* SUPPLIED DATA *
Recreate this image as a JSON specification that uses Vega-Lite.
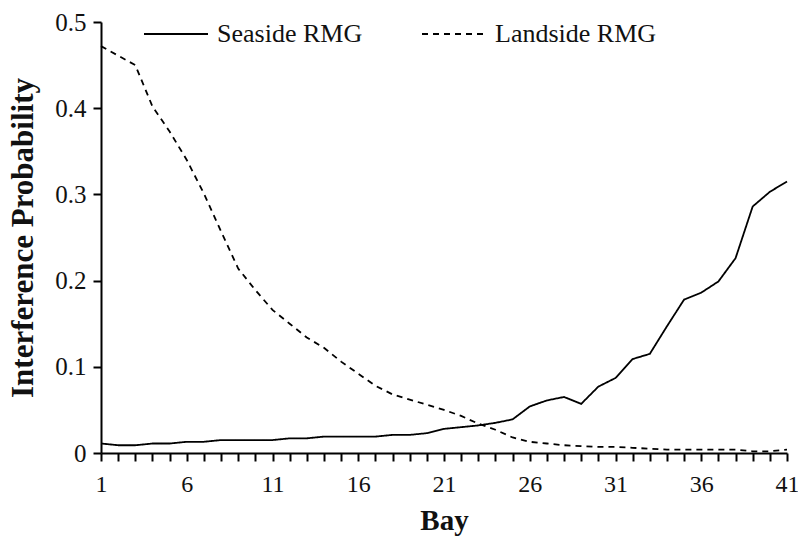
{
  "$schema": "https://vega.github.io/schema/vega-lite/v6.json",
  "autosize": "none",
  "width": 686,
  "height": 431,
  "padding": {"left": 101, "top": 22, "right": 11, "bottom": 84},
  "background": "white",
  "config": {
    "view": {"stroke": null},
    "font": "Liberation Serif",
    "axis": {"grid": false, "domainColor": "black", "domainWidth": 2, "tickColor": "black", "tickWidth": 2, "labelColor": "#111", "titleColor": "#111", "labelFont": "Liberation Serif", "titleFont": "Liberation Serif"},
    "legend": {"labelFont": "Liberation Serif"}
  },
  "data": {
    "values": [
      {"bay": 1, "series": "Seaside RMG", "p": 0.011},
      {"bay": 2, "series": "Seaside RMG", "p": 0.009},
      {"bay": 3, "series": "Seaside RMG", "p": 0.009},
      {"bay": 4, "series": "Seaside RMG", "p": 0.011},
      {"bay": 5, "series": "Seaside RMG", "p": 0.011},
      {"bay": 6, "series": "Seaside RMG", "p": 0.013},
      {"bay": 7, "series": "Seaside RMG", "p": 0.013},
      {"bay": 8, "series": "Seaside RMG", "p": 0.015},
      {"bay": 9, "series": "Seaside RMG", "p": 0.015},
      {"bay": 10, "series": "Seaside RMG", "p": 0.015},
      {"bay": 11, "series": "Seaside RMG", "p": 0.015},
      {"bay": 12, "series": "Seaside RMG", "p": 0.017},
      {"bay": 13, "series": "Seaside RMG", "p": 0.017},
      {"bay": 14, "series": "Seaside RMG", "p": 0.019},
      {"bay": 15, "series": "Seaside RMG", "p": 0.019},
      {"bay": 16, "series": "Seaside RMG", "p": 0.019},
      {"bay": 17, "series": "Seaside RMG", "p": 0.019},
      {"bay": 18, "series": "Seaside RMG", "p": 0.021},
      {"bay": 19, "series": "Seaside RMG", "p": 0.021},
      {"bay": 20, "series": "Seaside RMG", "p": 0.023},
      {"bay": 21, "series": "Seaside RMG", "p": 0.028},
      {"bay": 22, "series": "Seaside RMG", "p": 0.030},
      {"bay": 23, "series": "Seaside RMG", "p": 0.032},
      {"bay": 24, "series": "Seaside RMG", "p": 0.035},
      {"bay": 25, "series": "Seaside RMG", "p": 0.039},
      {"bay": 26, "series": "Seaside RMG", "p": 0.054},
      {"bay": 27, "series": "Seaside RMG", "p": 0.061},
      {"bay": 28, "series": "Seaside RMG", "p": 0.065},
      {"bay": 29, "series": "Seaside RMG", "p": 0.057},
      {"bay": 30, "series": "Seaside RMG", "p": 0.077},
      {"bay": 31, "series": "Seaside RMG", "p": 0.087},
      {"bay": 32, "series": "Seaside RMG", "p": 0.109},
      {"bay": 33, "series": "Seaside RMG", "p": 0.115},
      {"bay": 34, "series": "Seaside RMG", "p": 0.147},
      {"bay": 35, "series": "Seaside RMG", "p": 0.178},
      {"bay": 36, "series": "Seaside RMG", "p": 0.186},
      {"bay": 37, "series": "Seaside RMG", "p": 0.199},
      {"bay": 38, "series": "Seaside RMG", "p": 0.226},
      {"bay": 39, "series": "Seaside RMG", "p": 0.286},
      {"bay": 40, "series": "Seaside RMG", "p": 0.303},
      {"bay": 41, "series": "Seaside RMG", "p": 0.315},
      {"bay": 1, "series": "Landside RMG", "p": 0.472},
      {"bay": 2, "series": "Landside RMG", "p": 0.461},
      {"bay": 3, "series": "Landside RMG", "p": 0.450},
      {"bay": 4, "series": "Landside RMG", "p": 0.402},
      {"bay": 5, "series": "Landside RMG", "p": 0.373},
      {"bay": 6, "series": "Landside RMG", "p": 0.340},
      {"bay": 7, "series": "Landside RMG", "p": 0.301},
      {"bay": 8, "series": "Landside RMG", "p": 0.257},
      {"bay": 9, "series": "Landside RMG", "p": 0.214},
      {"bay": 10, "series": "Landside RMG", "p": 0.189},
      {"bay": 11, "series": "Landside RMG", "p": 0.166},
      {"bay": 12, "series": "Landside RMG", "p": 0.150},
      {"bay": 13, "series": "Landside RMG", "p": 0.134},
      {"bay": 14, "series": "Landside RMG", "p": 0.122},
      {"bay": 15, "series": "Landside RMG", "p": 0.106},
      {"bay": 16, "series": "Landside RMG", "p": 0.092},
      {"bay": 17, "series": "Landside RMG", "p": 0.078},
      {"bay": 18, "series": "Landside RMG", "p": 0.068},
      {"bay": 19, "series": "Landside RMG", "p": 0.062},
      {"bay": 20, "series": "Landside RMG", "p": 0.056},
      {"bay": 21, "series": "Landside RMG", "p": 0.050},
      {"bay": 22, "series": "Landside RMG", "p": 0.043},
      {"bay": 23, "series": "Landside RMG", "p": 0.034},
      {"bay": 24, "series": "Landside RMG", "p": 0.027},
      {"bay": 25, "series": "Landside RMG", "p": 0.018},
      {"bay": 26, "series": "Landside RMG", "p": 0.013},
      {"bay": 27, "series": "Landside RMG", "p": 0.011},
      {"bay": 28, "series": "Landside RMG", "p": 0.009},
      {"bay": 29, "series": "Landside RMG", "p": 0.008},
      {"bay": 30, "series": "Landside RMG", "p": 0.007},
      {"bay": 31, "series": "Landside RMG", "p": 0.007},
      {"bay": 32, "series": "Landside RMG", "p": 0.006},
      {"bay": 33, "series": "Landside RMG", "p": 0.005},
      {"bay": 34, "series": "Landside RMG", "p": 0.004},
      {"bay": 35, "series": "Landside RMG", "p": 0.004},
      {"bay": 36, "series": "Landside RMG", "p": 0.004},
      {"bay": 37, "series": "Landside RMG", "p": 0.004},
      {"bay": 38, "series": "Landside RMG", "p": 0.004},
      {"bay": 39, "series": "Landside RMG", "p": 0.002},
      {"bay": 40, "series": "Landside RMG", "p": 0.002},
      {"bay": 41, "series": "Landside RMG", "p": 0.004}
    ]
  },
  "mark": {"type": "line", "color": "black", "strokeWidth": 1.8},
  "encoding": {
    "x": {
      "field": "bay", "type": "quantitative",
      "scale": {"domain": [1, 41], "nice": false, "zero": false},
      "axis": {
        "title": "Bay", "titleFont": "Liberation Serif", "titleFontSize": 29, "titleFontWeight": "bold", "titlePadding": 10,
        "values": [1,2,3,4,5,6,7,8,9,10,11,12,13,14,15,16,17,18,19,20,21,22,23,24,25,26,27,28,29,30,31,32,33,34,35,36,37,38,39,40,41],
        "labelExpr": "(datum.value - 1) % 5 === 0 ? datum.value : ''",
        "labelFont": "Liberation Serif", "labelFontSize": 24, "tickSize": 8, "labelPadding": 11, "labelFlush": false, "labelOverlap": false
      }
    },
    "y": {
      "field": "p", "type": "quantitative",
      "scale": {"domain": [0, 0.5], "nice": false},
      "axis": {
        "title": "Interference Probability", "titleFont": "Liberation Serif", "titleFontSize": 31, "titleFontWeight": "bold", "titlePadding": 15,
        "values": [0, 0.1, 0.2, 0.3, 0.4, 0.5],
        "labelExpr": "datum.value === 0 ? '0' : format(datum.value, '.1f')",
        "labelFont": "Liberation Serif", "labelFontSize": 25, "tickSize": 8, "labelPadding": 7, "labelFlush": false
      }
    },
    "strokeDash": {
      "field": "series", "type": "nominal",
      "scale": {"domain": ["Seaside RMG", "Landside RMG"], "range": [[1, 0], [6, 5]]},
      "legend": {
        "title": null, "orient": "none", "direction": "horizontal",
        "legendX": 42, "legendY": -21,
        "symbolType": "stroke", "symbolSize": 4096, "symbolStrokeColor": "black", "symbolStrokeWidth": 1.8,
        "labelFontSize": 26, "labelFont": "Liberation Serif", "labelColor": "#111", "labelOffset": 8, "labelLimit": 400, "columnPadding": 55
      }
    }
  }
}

==

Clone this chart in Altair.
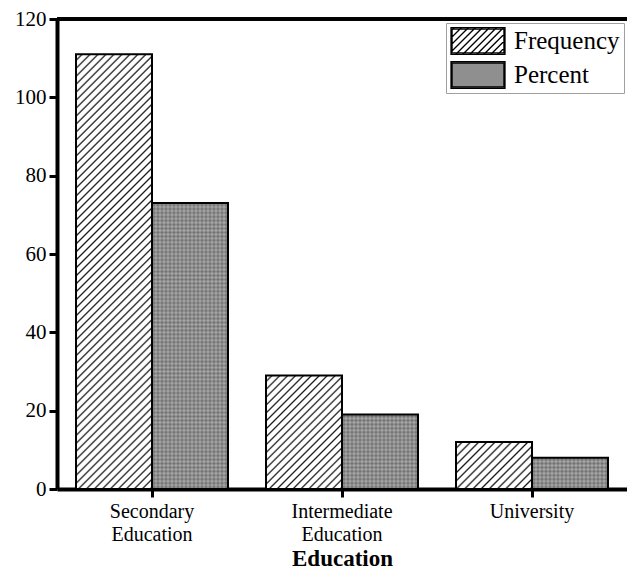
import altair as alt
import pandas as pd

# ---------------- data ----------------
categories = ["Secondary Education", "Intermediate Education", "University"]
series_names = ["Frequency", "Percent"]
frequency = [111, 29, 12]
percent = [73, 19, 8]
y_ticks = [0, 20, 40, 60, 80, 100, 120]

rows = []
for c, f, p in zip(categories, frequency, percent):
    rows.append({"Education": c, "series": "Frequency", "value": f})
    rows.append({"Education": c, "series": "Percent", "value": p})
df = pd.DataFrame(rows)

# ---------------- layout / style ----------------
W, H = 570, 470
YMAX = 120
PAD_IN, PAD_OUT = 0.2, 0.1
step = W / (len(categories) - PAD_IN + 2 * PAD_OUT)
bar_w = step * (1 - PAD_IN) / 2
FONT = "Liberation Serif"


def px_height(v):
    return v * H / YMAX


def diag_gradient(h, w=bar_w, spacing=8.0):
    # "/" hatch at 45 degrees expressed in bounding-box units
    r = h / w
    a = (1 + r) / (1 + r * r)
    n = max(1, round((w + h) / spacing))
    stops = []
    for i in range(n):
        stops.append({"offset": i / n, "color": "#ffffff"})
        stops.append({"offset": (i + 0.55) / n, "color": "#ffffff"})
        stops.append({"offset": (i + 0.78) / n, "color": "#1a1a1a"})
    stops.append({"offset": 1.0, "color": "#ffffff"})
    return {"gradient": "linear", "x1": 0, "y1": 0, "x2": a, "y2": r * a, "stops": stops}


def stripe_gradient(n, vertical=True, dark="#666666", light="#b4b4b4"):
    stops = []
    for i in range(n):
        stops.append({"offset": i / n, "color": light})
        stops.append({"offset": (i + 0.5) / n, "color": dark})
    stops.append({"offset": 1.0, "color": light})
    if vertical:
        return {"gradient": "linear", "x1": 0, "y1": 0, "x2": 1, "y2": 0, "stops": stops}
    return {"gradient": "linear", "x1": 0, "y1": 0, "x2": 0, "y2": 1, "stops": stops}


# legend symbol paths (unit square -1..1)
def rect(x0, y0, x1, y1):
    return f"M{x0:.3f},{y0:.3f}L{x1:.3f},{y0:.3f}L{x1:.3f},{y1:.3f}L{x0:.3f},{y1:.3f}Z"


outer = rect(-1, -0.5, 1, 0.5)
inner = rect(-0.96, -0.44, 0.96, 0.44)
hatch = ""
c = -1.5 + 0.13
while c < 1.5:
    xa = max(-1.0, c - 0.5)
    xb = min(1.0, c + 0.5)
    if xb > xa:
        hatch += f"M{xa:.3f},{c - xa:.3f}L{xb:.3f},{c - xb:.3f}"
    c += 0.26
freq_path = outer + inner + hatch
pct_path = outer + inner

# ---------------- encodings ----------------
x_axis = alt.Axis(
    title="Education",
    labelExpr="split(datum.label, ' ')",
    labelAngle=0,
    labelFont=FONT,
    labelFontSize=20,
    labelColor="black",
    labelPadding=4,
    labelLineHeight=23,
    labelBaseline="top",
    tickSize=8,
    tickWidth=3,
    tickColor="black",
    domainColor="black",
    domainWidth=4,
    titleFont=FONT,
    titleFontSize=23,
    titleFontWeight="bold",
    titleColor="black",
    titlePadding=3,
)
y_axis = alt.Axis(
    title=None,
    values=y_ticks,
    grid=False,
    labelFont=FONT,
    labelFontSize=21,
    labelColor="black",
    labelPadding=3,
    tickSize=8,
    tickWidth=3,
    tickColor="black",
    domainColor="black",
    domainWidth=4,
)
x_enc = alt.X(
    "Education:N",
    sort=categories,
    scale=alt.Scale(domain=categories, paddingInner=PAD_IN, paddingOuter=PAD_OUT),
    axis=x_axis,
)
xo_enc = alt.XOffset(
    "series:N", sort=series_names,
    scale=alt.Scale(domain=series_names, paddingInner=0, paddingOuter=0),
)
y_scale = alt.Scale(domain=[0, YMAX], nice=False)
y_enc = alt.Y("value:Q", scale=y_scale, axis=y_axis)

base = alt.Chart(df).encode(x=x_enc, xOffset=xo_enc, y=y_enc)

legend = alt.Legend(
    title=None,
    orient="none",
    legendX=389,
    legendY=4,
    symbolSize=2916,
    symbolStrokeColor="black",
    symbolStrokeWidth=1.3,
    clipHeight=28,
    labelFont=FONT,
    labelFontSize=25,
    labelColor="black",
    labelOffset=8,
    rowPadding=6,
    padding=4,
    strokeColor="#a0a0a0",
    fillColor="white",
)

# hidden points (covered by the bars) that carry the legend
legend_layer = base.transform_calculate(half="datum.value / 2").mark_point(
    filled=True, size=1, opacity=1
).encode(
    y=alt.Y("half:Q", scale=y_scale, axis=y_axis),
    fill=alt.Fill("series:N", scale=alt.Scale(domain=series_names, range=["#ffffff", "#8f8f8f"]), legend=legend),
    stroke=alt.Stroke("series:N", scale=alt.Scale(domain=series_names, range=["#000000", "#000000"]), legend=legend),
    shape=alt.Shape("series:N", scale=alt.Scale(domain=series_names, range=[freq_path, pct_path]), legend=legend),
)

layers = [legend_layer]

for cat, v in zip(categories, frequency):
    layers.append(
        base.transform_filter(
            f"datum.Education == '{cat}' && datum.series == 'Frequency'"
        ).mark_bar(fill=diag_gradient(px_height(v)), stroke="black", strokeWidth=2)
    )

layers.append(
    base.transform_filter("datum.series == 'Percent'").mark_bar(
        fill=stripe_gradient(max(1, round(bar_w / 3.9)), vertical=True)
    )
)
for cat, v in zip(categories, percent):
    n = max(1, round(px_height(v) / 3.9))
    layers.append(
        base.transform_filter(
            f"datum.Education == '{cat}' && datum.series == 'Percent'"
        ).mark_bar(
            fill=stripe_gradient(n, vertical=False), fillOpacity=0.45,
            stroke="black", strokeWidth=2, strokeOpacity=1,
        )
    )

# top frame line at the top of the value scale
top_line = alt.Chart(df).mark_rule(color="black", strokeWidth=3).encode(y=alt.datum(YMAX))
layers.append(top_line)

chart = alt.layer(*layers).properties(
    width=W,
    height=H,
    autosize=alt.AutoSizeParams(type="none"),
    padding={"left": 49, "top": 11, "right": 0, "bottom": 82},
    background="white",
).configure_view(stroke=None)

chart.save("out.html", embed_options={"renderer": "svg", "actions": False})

* * *

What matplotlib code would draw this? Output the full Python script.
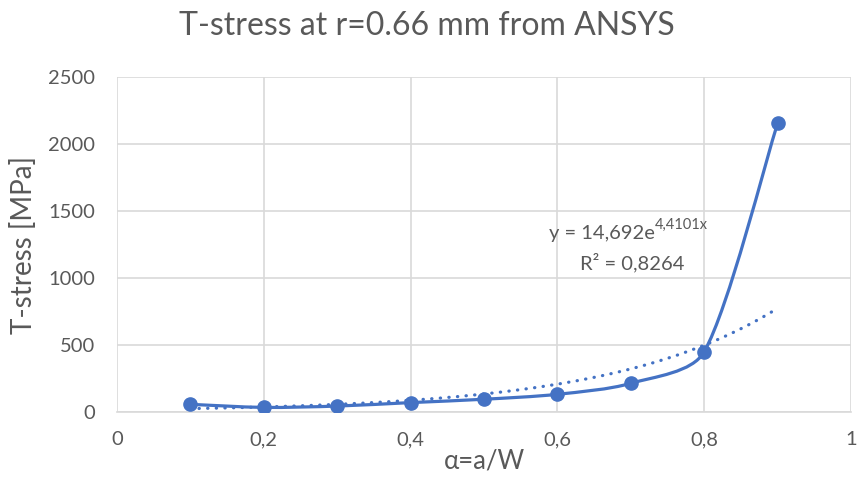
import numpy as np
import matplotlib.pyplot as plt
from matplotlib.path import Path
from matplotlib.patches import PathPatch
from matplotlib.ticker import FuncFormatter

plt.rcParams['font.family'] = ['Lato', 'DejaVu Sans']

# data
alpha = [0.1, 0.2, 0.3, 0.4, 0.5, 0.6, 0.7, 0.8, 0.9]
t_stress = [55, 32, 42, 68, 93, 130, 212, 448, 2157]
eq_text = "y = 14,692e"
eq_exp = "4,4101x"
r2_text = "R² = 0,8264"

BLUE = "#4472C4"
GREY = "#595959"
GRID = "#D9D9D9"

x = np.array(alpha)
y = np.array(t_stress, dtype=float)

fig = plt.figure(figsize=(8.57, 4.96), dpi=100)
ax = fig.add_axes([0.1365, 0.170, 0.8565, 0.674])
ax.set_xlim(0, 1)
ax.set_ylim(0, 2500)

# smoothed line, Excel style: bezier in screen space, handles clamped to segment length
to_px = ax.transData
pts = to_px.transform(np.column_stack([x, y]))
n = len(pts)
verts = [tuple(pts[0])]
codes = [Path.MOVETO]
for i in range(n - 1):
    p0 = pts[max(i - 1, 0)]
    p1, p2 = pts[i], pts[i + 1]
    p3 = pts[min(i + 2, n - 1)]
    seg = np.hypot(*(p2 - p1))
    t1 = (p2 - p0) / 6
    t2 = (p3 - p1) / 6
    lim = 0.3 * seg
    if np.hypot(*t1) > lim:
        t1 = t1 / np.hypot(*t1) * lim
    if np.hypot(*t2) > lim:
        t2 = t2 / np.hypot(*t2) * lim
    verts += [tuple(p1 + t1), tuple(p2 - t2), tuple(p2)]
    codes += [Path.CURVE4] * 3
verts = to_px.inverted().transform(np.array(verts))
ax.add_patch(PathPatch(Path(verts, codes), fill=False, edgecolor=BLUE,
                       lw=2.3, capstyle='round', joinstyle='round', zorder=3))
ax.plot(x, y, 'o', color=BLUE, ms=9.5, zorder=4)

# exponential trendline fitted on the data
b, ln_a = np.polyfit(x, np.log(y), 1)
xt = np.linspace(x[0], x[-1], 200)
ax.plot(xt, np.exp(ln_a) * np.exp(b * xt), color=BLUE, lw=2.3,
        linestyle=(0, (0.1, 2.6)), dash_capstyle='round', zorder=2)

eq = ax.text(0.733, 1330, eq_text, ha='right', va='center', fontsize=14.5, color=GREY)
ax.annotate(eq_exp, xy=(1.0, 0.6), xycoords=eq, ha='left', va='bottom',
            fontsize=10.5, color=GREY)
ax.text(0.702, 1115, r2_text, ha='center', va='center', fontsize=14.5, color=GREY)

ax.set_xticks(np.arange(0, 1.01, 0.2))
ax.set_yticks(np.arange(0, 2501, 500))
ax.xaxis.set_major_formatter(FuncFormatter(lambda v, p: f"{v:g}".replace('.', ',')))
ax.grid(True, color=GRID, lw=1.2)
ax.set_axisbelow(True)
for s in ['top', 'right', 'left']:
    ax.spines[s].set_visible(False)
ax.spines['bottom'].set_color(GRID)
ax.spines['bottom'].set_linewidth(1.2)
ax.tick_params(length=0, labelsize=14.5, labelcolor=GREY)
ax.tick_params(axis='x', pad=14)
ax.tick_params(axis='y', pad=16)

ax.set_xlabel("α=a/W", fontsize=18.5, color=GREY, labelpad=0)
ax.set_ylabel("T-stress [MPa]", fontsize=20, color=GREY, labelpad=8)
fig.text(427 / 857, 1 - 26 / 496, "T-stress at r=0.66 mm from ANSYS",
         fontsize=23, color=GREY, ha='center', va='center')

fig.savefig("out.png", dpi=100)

* EXERCISE TASK *
Write out word for word the lines above that run from the one with "What matplotlib code" to the one with "plt.rcParams['font.family'] = ['Lato', 'DejaVu". Include both end lines; exclude the images.

* TASK RESULT *
What matplotlib code would draw this? Output the full Python script.
import numpy as np
import matplotlib.pyplot as plt
from matplotlib.path import Path
from matplotlib.patches import PathPatch
from matplotlib.ticker import FuncFormatter

plt.rcParams['font.family'] = ['Lato', 'DejaVu Sans']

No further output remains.